Sina’ya sürme planı Mısır tarafından savaş nedeni sayılınca İsrailli yetkililer bu sefer ‘gönüllü göç’ senaryosuyla arayışlara başladı. Zman Israel’e göre bu minvalde Filistinlileri kabul etmeleri için Ruanda, Kongo ve Çad gibi ülkelerle görüşmeler yapıldı. İsrail İstihbarat Bakanı Gamliel de 2 Ocak’ta Knesset'teki konuşmasında şunları söyledi: “Savaşın sonunda Hamas yönetimi çökecek, belediye yetkilileri kalmayacak, sivil nüfus tamamen insani yardıma bağımlı olacak. İş olmayacak ve Gazze'deki tarım arazilerinin yüzde 60'ı güvenlik tampon bölgesi haline gelecek. Gazze sadece bizim sorunumuz değil. Dünyanın insani göçü desteklemesi gerekiyor çünkü bildiğim tek çözüm bu.”
Amerikalılar sürgüne karşı çıkıyormuş gibi yapıp “gönüllü göç” planı için siyasi-diplomatik ağırlık da kullanabilirler.
***
Blinken üçüncü olmaz olarak da “Gazze küçülmeyecek” demişti. Henüz Filistin topraklarını terk etmeseler de Gazzelilerin yüzde 85’i yerlerinden edildi. İsrail’in şu anda sahada yapmaya çalıştığı şey Gazze Şeridi’nin dört tarafında tampon bölge oluşturmak. Bu genişliği 6 ile 12 km arasında değişen Gazze’nin küçültülmesi ve işgal edilmesinden başka bir şey değil. Ki Gambiel de arazilerin yüzde 60’ının tampona gideceğini itiraf ediyor.
Ayrıca Biden yönetimi, savaş devam ederken Netanyahu’dan aşırı dinci bakanların ağızlarını büzmesini istiyor ama nafile. Bu yetkililer Uluslararası Ceza Mahkemesi ve Uluslararası Adalet Divanı’ndaki soykırım soruşturmalarında aranan ‘kasıt’ unsuru için çürütülemez deliller sunuyor. Bu davalar Amerikalıların da başını ağrıtacak. The Guardian’a göre Netanyahu hem ABD'nin tercih ettiği seçenekleri hem de Gazze'nin yarınına ilişkin ayrıntılı plan sunmayı reddederek Washington'ı kızdırıyor. New York Times da aradaki anlaşmazlıkların Blinken İsrail'e vardığında devam edebileceğini vurguluyor.

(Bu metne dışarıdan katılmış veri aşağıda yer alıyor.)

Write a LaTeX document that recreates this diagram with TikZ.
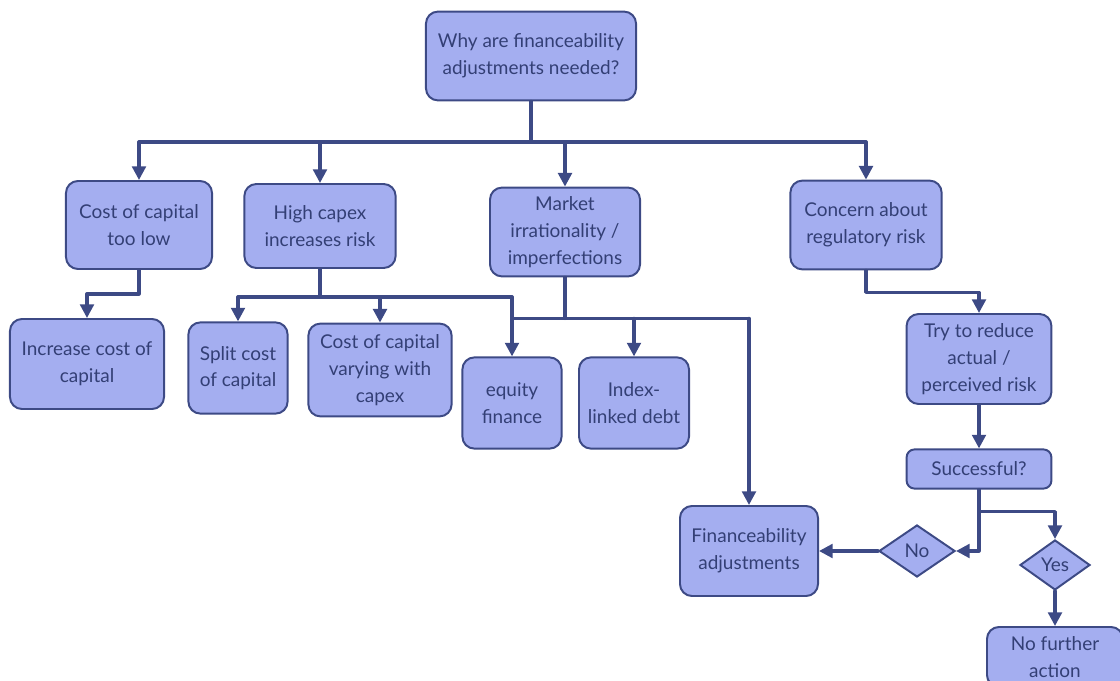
\documentclass[tikz,border=0pt]{standalone}
\usepackage{fontspec}
\setmainfont{Lato}
\usepackage{xcolor}
\usepackage{tikz}
\usetikzlibrary{arrows.meta,shapes.geometric}
\definecolor{fillc}{HTML}{A4AEF0}
\definecolor{edge}{HTML}{3D4A85}
\definecolor{ink}{HTML}{333F75}
\tikzset{
  box/.style={draw=edge, fill=fillc, line width=1.4pt, rounded corners=0.3cm,
    align=center, text=ink, inner sep=2pt, font=\fontsize{13.5}{19}\selectfont},
  dia/.style={diamond, draw=edge, fill=fillc, line width=1.4pt, inner sep=0pt,
    text=ink, font=\fontsize{13.5}{19}\selectfont},
  link/.style={draw=edge, line width=2.3pt, line cap=round, line join=round},
  arr/.style={link, -{Triangle[length=0.34cm,width=0.34cm]}},
}
\begin{document}
\begin{tikzpicture}[x=0.025cm,y=-0.025cm]
  \clip (0,0) rectangle (1120,681);
  % boxes
  \node[box, minimum width=5.25cm, minimum height=2.22cm] (why) at (531,56) {Why are financeability\\adjustments needed?};
  \node[box, minimum width=3.65cm, minimum height=2.2cm] (low) at (139,225) {Cost of capital\\too low};
  \node[box, minimum width=3.78cm, minimum height=2.1cm] (capex) at (320,226) {High capex\\increases risk};
  \node[box, minimum width=3.75cm, minimum height=2.22cm] (market) at (565,232) {Market\\irrationality /\\imperfections};
  \node[box, minimum width=3.78cm, minimum height=2.22cm] (concern) at (866,225) {Concern about\\regulatory risk};
  \node[box, minimum width=3.85cm, minimum height=2.25cm] (incr) at (87,364) {Increase cost of\\capital};
  \node[box, minimum width=2.48cm, minimum height=2.28cm] (split) at (238,368) {Split cost\\of capital};
  \node[box, minimum width=3.58cm, minimum height=2.32cm] (vary) at (380,370) {Cost of capital\\varying with\\capex};
  \node[box, minimum width=2.48cm, minimum height=2.28cm] (equity) at (512,403) {equity\\finance};
  \node[box, minimum width=2.75cm, minimum height=2.28cm] (index) at (634,403) {Index-\\linked debt};
  \node[box, minimum width=3.62cm, minimum height=2.25cm] (reduce) at (979,359) {Try to reduce\\actual /\\perceived risk};
  \node[box, minimum width=3.62cm, minimum height=0.98cm, rounded corners=0.2cm] (succ) at (979,469) {Successful?};
  \node[box, minimum width=3.45cm, minimum height=2.25cm] (fin) at (749,551) {Financeability\\adjustments};
  \node[dia, minimum width=1.9cm, minimum height=1.3cm] (no) at (917,551) {No};
  \node[dia, minimum width=1.75cm, minimum height=1.25cm] (yes) at (1055,565) {Yes};
  \node[box, minimum width=3.4cm, minimum height=1.5cm] (nofur) at (1055,657) {No further\\action};
  % top level
  \coordinate (j0) at (531,142);
  \draw[link] (why.south) -- (j0);
  \draw[link] (j0 -| low.north) -- (j0 -| concern.north);
  \foreach \n in {low,capex,market,concern}
    \draw[arr] (j0 -| \n.north) -- (\n.north);
  % second level
  \draw[arr] (low.south) -- ++(0,24) -| (incr.north);
  \draw[link] (capex.south) -- ++(0,28) coordinate (j2);
  \draw[link] (j2 -| split.north) -- (j2 -| equity.north);
  \draw[arr] (j2 -| split.north) -- (split.north);
  \draw[arr] (j2 -| vary.north) -- (vary.north);
  \draw[arr] (j2 -| equity.north) -- (equity.north);
  \draw[link] (market.south) -- ++(0,41) coordinate (j3);
  \draw[link] (j3 -| equity.north) -- (j3 -| fin.north);
  \draw[arr] (j3 -| index.north) -- (index.north);
  \draw[arr] (j3 -| fin.north) -- (fin.north);
  % regulatory branch
  \draw[arr] (concern.south) -- ++(0,22) -| (reduce.north);
  \draw[arr] (reduce.south) -- (succ.north);
  \draw[link] (succ.south) -- ++(0,22) coordinate (j4);
  \draw[arr] (j4) -| (yes.north);
  \draw[arr] (j4) |- (no.east);
  \draw[arr] (no.west) -- (fin.east);
  \draw[arr] (yes.south) -- (nofur.north);
\end{tikzpicture}
\end{document}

Özetle Blinken’ın uluslararası toplumu temin etmeye çalıştığı “olmayacaklar” listesi, İsrail’in tutturduğu yolda paçavra değerinde. Üzerinde tepindikleri “ertesi gün planı” sanki İsrail’in soykırım suçundaki ana ortağı ABD’yi kazıkladığı, ABD’nin de ateşkes çağrısı için sabrı tükenen uluslararası aktörleri oyaladığı bir oyuna dönüşüyor. Aralarındaki çelişkilere rağmen İsrail’in Amerikan desteği olmadan bu savaşı yürütemeyeceğini dünya âlem biliyor. Bu tartışmalar Amerikan hesabına düşen sorumluluğu asla azaltmıyor.